EXERCISE AIM: Reproduce the listing below in full and without alteration, apart from its pictures.

═══ GIVEN DATA ═══

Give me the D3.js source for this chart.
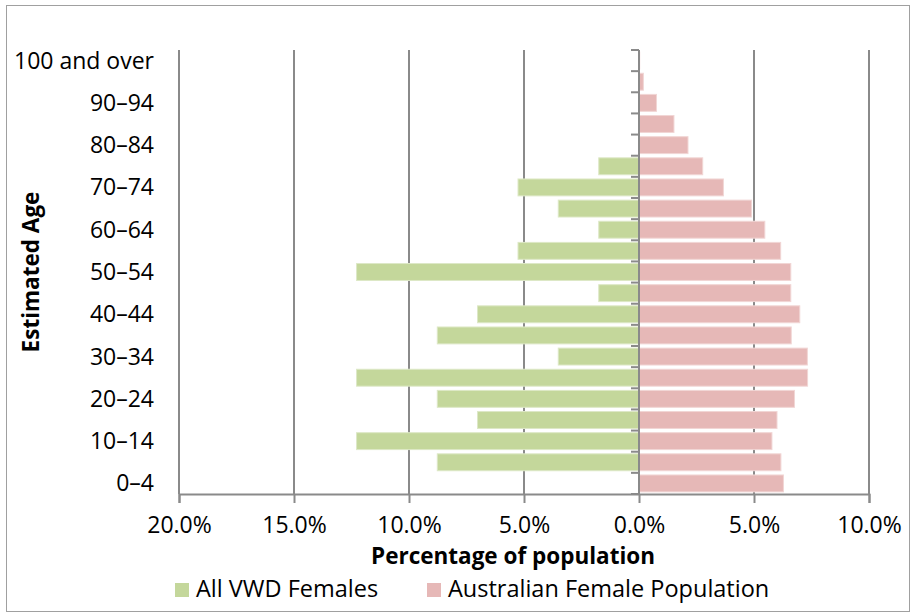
<!DOCTYPE html>
<html>
<head>
  <meta charset="utf-8">
  <script src="https://cdnjs.cloudflare.com/ajax/libs/d3/7.8.5/d3.min.js"></script>
  <style>
    body { margin: 0; padding: 0; background: #fff; }
    text { font-family: "Open Sans", sans-serif; fill: #000; }
  </style>
</head>
<body>
<svg width="915" height="614"></svg>
<script>
  // age groups, bottom to top
  var ageGroups = ["0–4", "5–9", "10–14", "15–19", "20–24", "25–29", "30–34", "35–39",
    "40–44", "45–49", "50–54", "55–59", "60–64", "65–69", "70–74", "75–79",
    "80–84", "85–89", "90–94", "95–99", "100 and over"];

  // percentage of population
  var vwdFemales = [0, 8.77, 12.28, 7.02, 8.77, 12.28, 3.51, 8.77, 7.02, 1.75, 12.28,
    5.26, 1.75, 3.51, 5.26, 1.75, 0, 0, 0, 0, 0];
  var australianFemales = [6.28, 6.17, 5.78, 6.0, 6.76, 7.33, 7.32, 6.62, 6.99, 6.6, 6.6,
    6.16, 5.47, 4.89, 3.67, 2.77, 2.13, 1.52, 0.76, 0.19, 0.03];

  var xTicks = [-20, -15, -10, -5, 0, 5, 10];
  var seriesNames = ["All VWD Females", "Australian Female Population"];
  var colors = ["#c4d79b", "#e6b8b7"];
  var strokes = ["#dde8c6", "#f1d6d5"];

  var svg = d3.select("svg");

  // outer chart border
  svg.append("rect")
    .attr("x", 6.5).attr("y", 5.5)
    .attr("width", 903).attr("height", 606)
    .attr("fill", "none")
    .attr("stroke", "#a0a0a0")
    .attr("stroke-width", 1);

  var plotLeft = 179, plotRight = 869, plotTop = 50, plotBottom = 494;

  var x = d3.scaleLinear().domain([-20, 10]).range([plotLeft, plotRight]);
  var yb = d3.scaleBand().domain(ageGroups.slice().reverse()).range([plotTop, plotBottom]);
  var y = d3.scaleBand().domain(ageGroups.slice().reverse()).range([plotTop, plotBottom])
    .paddingInner(0.2).paddingOuter(0.1);

  // vertical gridlines
  svg.append("g")
    .selectAll("line")
    .data(xTicks.filter(function(d) { return d !== 0; }))
    .enter().append("line")
    .attr("x1", function(d) { return x(d); })
    .attr("x2", function(d) { return x(d); })
    .attr("y1", plotTop).attr("y2", plotBottom)
    .attr("stroke", "#8a8a8a")
    .attr("stroke-width", 2);

  // bars
  var rows = ageGroups.map(function(a, i) {
    return { age: a, vwd: vwdFemales[i], aus: australianFemales[i] };
  });

  svg.append("g").selectAll("rect")
    .data(rows.filter(function(d) { return d.vwd > 0; }))
    .enter().append("rect")
    .attr("x", function(d) { return x(-d.vwd); })
    .attr("y", function(d) { return y(d.age); })
    .attr("width", function(d) { return x(0) - x(-d.vwd); })
    .attr("height", y.bandwidth())
    .attr("fill", colors[0])
    .attr("stroke", strokes[0])
    .attr("stroke-width", 1);

  svg.append("g").selectAll("rect")
    .data(rows)
    .enter().append("rect")
    .attr("x", x(0))
    .attr("y", function(d) { return y(d.age); })
    .attr("width", function(d) { return x(d.aus) - x(0); })
    .attr("height", y.bandwidth())
    .attr("fill", colors[1])
    .attr("stroke", strokes[1])
    .attr("stroke-width", 1);

  // bottom axis
  var xAxis = svg.append("g")
    .attr("transform", "translate(0," + plotBottom + ")")
    .call(d3.axisBottom(x).tickValues(xTicks).tickSize(9).tickPadding(14)
      .tickFormat(function(d) { return Math.abs(d).toFixed(1) + "%"; }));
  xAxis.select(".domain").attr("stroke", "#8a8a8a").attr("stroke-width", 2);
  xAxis.selectAll(".tick line").attr("stroke", "#8a8a8a").attr("stroke-width", 2);
  xAxis.selectAll("text").style("font-size", "23px").style("font-family", "'Open Sans', sans-serif");

  // zero axis with category ticks
  var zeroAxis = svg.append("g");
  zeroAxis.append("line")
    .attr("x1", x(0)).attr("x2", x(0))
    .attr("y1", plotTop).attr("y2", plotBottom)
    .attr("stroke", "#8a8a8a").attr("stroke-width", 2);
  zeroAxis.selectAll(".cat-tick")
    .data(ageGroups.concat(["end"]))
    .enter().append("line")
    .attr("x1", x(0) - 8).attr("x2", x(0))
    .attr("y1", function(d, i) { return i < ageGroups.length ? yb(d) : plotBottom; })
    .attr("y2", function(d, i) { return i < ageGroups.length ? yb(d) : plotBottom; })
    .attr("stroke", "#8a8a8a").attr("stroke-width", 2);

  // y labels (every other group)
  svg.append("g").selectAll("text")
    .data(ageGroups.filter(function(d, i) { return i % 2 === 0; }))
    .enter().append("text")
    .attr("x", 154)
    .attr("y", function(d) { return yb(d) + yb.bandwidth() / 2; })
    .attr("dy", "0.35em")
    .attr("text-anchor", "end")
    .style("font-size", "23px")
    .text(function(d) { return d; });

  // axis titles
  svg.append("text")
    .attr("x", 513).attr("y", 564)
    .attr("text-anchor", "middle")
    .style("font-size", "22.5px").style("font-weight", "bold")
    .text("Percentage of population");

  svg.append("text")
    .attr("transform", "translate(39," + (plotTop + plotBottom) / 2 + ") rotate(-90)")
    .attr("text-anchor", "middle")
    .style("font-size", "22.5px").style("font-weight", "bold")
    .text("Estimated Age");

  // legend
  var legendX = [175, 427];
  var legend = svg.append("g").selectAll("g")
    .data(seriesNames)
    .enter().append("g")
    .attr("transform", function(d, i) { return "translate(" + legendX[i] + ",583)"; });
  legend.append("rect")
    .attr("width", 14).attr("height", 14)
    .attr("fill", function(d, i) { return colors[i]; });
  legend.append("text")
    .attr("x", 21).attr("y", 14)
    .style("font-size", "23.5px")
    .text(function(d) { return d; });
</script>
</body>
</html>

═══

ANSWER BELOW:
Give me the D3.js source for this chart.
<!DOCTYPE html>
<html>
<head>
  <meta charset="utf-8">
  <script src="https://cdnjs.cloudflare.com/ajax/libs/d3/7.8.5/d3.min.js"></script>
  <style>
    body { margin: 0; padding: 0; background: #fff; }
    text { font-family: "Open Sans", sans-serif; fill: #000; }
  </style>
</head>
<body>
<svg width="915" height="614"></svg>
<script>
  // age groups, bottom to top
  var ageGroups = ["0–4", "5–9", "10–14", "15–19", "20–24", "25–29", "30–34", "35–39",
    "40–44", "45–49", "50–54", "55–59", "60–64", "65–69", "70–74", "75–79",
    "80–84", "85–89", "90–94", "95–99", "100 and over"];

  // percentage of population
  var vwdFemales = [0, 8.77, 12.28, 7.02, 8.77, 12.28, 3.51, 8.77, 7.02, 1.75, 12.28,
    5.26, 1.75, 3.51, 5.26, 1.75, 0, 0, 0, 0, 0];
  var australianFemales = [6.28, 6.17, 5.78, 6.0, 6.76, 7.33, 7.32, 6.62, 6.99, 6.6, 6.6,
    6.16, 5.47, 4.89, 3.67, 2.77, 2.13, 1.52, 0.76, 0.19, 0.03];

  var xTicks = [-20, -15, -10, -5, 0, 5, 10];
  var seriesNames = ["All VWD Females", "Australian Female Population"];
  var colors = ["#c4d79b", "#e6b8b7"];
  var strokes = ["#dde8c6", "#f1d6d5"];

  var svg = d3.select("svg");

  // outer chart border
  svg.append("rect")
    .attr("x", 6.5).attr("y", 5.5)
    .attr("width", 903).attr("height", 606)
    .attr("fill", "none")
    .attr("stroke", "#a0a0a0")
    .attr("stroke-width", 1);

  var plotLeft = 179, plotRight = 869, plotTop = 50, plotBottom = 494;

  var x = d3.scaleLinear().domain([-20, 10]).range([plotLeft, plotRight]);
  var yb = d3.scaleBand().domain(ageGroups.slice().reverse()).range([plotTop, plotBottom]);
  var y = d3.scaleBand().domain(ageGroups.slice().reverse()).range([plotTop, plotBottom])
    .paddingInner(0.2).paddingOuter(0.1);

  // vertical gridlines
  svg.append("g")
    .selectAll("line")
    .data(xTicks.filter(function(d) { return d !== 0; }))
    .enter().append("line")
    .attr("x1", function(d) { return x(d); })
    .attr("x2", function(d) { return x(d); })
    .attr("y1", plotTop).attr("y2", plotBottom)
    .attr("stroke", "#8a8a8a")
    .attr("stroke-width", 2);

  // bars
  var rows = ageGroups.map(function(a, i) {
    return { age: a, vwd: vwdFemales[i], aus: australianFemales[i] };
  });

  svg.append("g").selectAll("rect")
    .data(rows.filter(function(d) { return d.vwd > 0; }))
    .enter().append("rect")
    .attr("x", function(d) { return x(-d.vwd); })
    .attr("y", function(d) { return y(d.age); })
    .attr("width", function(d) { return x(0) - x(-d.vwd); })
    .attr("height", y.bandwidth())
    .attr("fill", colors[0])
    .attr("stroke", strokes[0])
    .attr("stroke-width", 1);

  svg.append("g").selectAll("rect")
    .data(rows)
    .enter().append("rect")
    .attr("x", x(0))
    .attr("y", function(d) { return y(d.age); })
    .attr("width", function(d) { return x(d.aus) - x(0); })
    .attr("height", y.bandwidth())
    .attr("fill", colors[1])
    .attr("stroke", strokes[1])
    .attr("stroke-width", 1);

  // bottom axis
  var xAxis = svg.append("g")
    .attr("transform", "translate(0," + plotBottom + ")")
    .call(d3.axisBottom(x).tickValues(xTicks).tickSize(9).tickPadding(14)
      .tickFormat(function(d) { return Math.abs(d).toFixed(1) + "%"; }));
  xAxis.select(".domain").attr("stroke", "#8a8a8a").attr("stroke-width", 2);
  xAxis.selectAll(".tick line").attr("stroke", "#8a8a8a").attr("stroke-width", 2);
  xAxis.selectAll("text").style("font-size", "23px").style("font-family", "'Open Sans', sans-serif");

  // zero axis with category ticks
  var zeroAxis = svg.append("g");
  zeroAxis.append("line")
    .attr("x1", x(0)).attr("x2", x(0))
    .attr("y1", plotTop).attr("y2", plotBottom)
    .attr("stroke", "#8a8a8a").attr("stroke-width", 2);
  zeroAxis.selectAll(".cat-tick")
    .data(ageGroups.concat(["end"]))
    .enter().append("line")
    .attr("x1", x(0) - 8).attr("x2", x(0))
    .attr("y1", function(d, i) { return i < ageGroups.length ? yb(d) : plotBottom; })
    .attr("y2", function(d, i) { return i < ageGroups.length ? yb(d) : plotBottom; })
    .attr("stroke", "#8a8a8a").attr("stroke-width", 2);

  // y labels (every other group)
  svg.append("g").selectAll("text")
    .data(ageGroups.filter(function(d, i) { return i % 2 === 0; }))
    .enter().append("text")
    .attr("x", 154)
    .attr("y", function(d) { return yb(d) + yb.bandwidth() / 2; })
    .attr("dy", "0.35em")
    .attr("text-anchor", "end")
    .style("font-size", "23px")
    .text(function(d) { return d; });

  // axis titles
  svg.append("text")
    .attr("x", 513).attr("y", 564)
    .attr("text-anchor", "middle")
    .style("font-size", "22.5px").style("font-weight", "bold")
    .text("Percentage of population");

  svg.append("text")
    .attr("transform", "translate(39," + (plotTop + plotBottom) / 2 + ") rotate(-90)")
    .attr("text-anchor", "middle")
    .style("font-size", "22.5px").style("font-weight", "bold")
    .text("Estimated Age");

  // legend
  var legendX = [175, 427];
  var legend = svg.append("g").selectAll("g")
    .data(seriesNames)
    .enter().append("g")
    .attr("transform", function(d, i) { return "translate(" + legendX[i] + ",583)"; });
  legend.append("rect")
    .attr("width", 14).attr("height", 14)
    .attr("fill", function(d, i) { return colors[i]; });
  legend.append("text")
    .attr("x", 21).attr("y", 14)
    .style("font-size", "23.5px")
    .text(function(d) { return d; });
</script>
</body>
</html>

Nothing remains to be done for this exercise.